> _Problem statement_: In the data below, find each line containing the string "this" and return it.

> _Working data_:
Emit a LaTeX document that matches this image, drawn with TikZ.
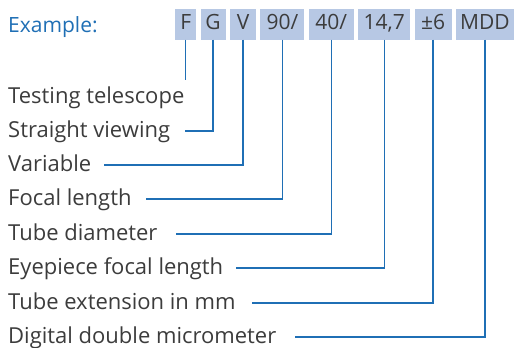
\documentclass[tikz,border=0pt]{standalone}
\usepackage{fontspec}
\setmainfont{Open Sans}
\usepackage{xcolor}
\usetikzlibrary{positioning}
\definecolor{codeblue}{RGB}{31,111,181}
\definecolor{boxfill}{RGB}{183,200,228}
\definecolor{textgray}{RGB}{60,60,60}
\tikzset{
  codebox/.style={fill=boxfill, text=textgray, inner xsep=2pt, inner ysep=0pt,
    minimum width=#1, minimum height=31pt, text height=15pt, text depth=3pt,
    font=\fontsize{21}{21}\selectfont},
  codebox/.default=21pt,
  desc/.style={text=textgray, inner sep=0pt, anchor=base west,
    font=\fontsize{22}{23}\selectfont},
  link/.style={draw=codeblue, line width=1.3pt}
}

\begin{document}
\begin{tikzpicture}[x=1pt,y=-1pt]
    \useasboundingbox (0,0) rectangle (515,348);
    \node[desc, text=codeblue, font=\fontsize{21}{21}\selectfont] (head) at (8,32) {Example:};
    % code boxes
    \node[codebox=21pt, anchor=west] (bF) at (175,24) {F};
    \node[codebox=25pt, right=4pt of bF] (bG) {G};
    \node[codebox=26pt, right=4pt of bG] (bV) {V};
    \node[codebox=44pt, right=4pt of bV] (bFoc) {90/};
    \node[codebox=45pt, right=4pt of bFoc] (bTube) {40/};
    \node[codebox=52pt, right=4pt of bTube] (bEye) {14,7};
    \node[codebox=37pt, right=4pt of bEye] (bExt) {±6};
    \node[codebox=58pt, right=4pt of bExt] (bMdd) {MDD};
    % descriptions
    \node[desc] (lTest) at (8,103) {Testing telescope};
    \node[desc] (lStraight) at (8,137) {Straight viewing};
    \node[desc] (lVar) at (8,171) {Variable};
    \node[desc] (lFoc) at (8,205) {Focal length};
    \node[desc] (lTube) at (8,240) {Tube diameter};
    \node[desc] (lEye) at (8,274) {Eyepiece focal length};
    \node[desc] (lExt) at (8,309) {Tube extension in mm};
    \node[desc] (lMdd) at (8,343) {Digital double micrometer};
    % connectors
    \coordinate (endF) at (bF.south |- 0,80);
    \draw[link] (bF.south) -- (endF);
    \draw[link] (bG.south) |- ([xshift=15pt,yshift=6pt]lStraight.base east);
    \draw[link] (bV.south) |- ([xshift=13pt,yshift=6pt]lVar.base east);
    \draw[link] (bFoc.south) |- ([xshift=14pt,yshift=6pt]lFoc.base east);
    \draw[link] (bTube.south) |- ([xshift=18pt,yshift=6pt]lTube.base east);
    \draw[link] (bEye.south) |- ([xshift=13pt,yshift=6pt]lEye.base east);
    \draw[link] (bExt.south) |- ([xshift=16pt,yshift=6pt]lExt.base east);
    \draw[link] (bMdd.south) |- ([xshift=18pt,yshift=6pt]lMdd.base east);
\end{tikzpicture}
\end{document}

* * *

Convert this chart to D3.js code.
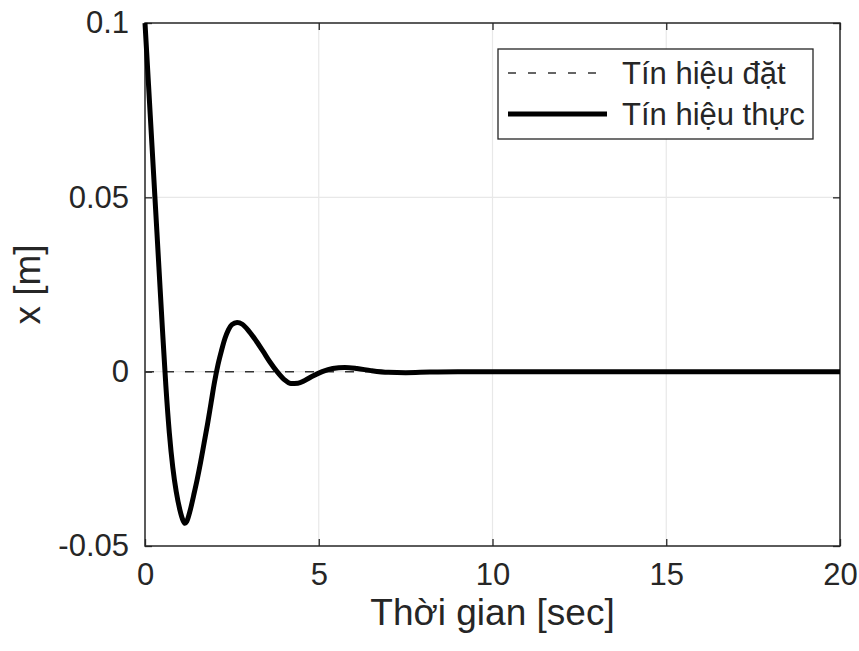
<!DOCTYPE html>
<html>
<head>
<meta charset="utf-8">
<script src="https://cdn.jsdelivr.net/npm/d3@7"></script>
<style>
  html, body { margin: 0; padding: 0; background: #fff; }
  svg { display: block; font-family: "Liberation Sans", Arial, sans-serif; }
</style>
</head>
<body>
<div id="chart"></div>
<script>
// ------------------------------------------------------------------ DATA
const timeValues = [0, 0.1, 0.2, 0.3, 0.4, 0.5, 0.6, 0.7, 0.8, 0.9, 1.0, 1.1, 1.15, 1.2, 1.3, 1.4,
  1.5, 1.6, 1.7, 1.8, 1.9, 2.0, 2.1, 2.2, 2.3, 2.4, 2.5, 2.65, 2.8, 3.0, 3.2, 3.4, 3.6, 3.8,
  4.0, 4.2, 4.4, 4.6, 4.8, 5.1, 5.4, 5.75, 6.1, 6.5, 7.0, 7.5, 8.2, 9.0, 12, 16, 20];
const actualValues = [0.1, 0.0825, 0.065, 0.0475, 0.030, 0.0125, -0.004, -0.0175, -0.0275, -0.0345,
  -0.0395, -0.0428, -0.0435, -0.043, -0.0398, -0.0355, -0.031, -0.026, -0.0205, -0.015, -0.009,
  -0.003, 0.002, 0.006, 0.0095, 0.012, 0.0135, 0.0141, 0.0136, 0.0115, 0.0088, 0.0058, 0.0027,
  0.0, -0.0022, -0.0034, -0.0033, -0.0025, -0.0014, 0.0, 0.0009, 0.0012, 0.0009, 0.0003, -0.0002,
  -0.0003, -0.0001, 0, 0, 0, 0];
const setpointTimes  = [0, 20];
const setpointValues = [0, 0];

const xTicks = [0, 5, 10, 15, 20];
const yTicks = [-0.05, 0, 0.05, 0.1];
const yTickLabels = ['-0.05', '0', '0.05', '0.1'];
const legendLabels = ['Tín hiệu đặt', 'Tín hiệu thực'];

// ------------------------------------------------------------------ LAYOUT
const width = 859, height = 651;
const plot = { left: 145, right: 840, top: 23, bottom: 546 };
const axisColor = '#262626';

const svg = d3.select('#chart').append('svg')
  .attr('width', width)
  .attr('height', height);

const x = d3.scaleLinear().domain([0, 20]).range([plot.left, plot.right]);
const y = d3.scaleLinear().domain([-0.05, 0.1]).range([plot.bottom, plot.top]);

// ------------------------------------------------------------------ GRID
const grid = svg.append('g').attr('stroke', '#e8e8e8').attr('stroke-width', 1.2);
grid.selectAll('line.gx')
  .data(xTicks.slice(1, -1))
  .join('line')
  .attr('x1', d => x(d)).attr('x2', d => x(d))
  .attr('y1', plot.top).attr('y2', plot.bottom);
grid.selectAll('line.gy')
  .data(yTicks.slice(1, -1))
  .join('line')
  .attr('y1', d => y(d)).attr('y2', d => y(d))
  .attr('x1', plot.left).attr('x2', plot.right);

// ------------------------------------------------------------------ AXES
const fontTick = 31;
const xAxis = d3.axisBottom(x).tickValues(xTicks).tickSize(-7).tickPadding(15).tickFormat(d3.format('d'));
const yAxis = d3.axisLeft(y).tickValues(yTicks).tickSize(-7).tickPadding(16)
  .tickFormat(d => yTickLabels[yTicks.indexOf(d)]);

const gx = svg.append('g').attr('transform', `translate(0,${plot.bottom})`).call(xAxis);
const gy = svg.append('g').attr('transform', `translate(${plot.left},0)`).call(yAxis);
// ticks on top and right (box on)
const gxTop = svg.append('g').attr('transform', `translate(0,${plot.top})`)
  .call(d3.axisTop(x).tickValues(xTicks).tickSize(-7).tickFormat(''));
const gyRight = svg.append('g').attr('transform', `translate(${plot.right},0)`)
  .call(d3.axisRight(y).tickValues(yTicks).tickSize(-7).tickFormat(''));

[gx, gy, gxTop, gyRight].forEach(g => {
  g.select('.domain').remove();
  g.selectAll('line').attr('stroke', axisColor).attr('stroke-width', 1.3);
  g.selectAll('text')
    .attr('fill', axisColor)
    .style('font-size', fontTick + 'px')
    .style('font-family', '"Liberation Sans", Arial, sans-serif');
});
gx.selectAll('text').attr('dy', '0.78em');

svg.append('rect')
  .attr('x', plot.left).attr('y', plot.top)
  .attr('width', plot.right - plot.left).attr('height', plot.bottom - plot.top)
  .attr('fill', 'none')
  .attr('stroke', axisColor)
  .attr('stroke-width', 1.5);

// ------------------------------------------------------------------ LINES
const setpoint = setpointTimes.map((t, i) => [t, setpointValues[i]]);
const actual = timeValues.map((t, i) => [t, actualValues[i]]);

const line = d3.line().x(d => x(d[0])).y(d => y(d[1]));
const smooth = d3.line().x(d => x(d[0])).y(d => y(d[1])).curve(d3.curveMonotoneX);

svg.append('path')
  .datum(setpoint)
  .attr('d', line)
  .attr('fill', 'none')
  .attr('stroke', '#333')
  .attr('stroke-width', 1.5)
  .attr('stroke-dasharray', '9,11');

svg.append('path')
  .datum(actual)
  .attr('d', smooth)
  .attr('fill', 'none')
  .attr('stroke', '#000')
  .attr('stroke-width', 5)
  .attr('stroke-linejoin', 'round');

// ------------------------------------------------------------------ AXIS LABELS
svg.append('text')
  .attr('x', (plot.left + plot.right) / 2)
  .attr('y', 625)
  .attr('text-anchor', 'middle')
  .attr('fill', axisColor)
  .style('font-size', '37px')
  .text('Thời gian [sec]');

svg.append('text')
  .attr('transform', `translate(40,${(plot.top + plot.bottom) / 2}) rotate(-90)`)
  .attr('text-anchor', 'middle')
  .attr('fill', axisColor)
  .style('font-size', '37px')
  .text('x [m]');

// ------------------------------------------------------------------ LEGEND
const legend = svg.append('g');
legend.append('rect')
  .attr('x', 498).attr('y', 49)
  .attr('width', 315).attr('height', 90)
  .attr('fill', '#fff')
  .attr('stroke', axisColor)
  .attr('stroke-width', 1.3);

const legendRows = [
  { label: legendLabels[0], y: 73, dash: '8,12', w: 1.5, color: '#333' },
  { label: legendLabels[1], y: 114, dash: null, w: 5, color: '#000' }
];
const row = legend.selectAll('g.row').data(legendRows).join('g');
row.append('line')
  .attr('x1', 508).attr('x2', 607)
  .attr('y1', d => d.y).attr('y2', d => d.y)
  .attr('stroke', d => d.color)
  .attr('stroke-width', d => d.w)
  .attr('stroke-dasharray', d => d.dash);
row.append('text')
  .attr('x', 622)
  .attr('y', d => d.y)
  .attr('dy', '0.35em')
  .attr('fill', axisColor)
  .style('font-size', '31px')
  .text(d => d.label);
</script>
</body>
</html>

--

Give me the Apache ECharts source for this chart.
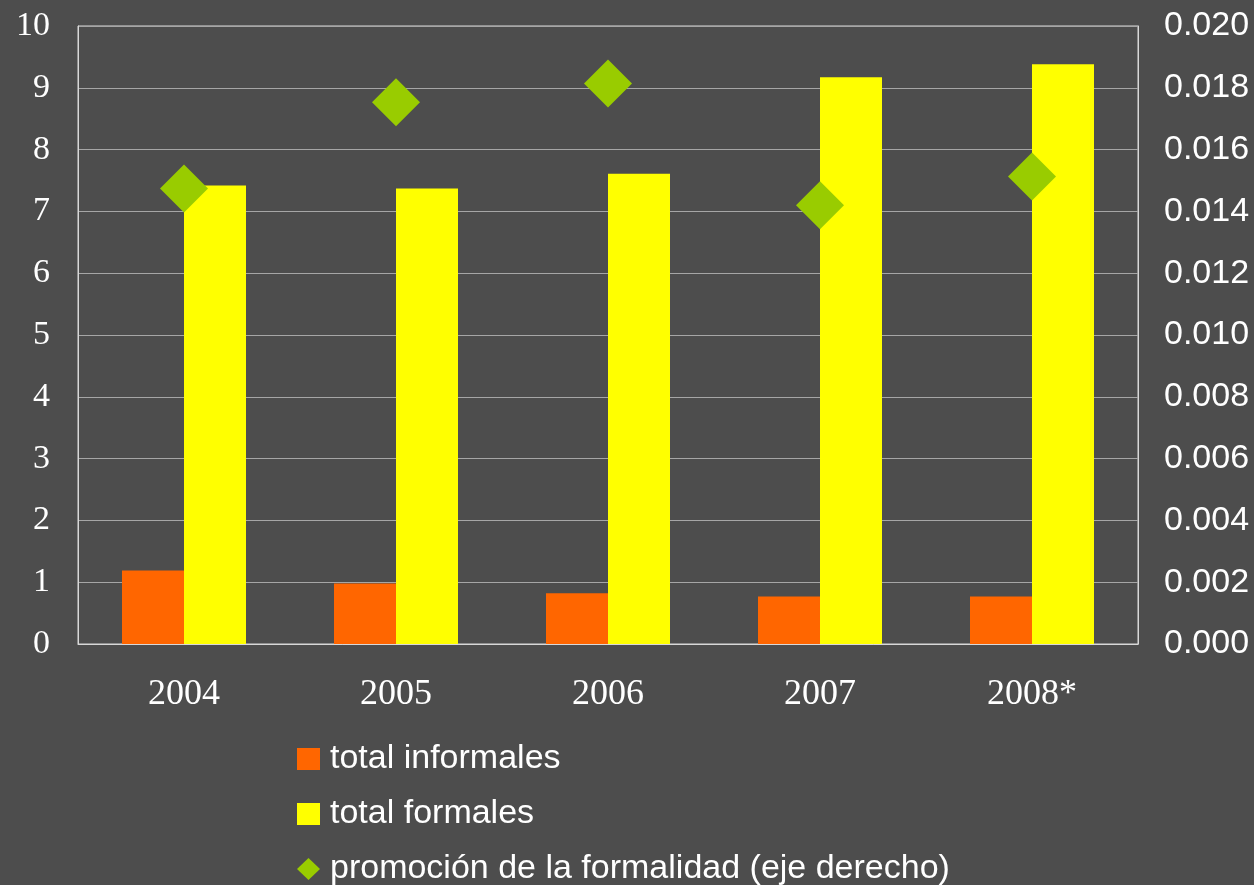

> _Solution to the exercise_:
Emit a LaTeX document that matches this image, drawn with TikZ.
Convert this chart to D3.js code.
Give me the Apache ECharts source for this chart.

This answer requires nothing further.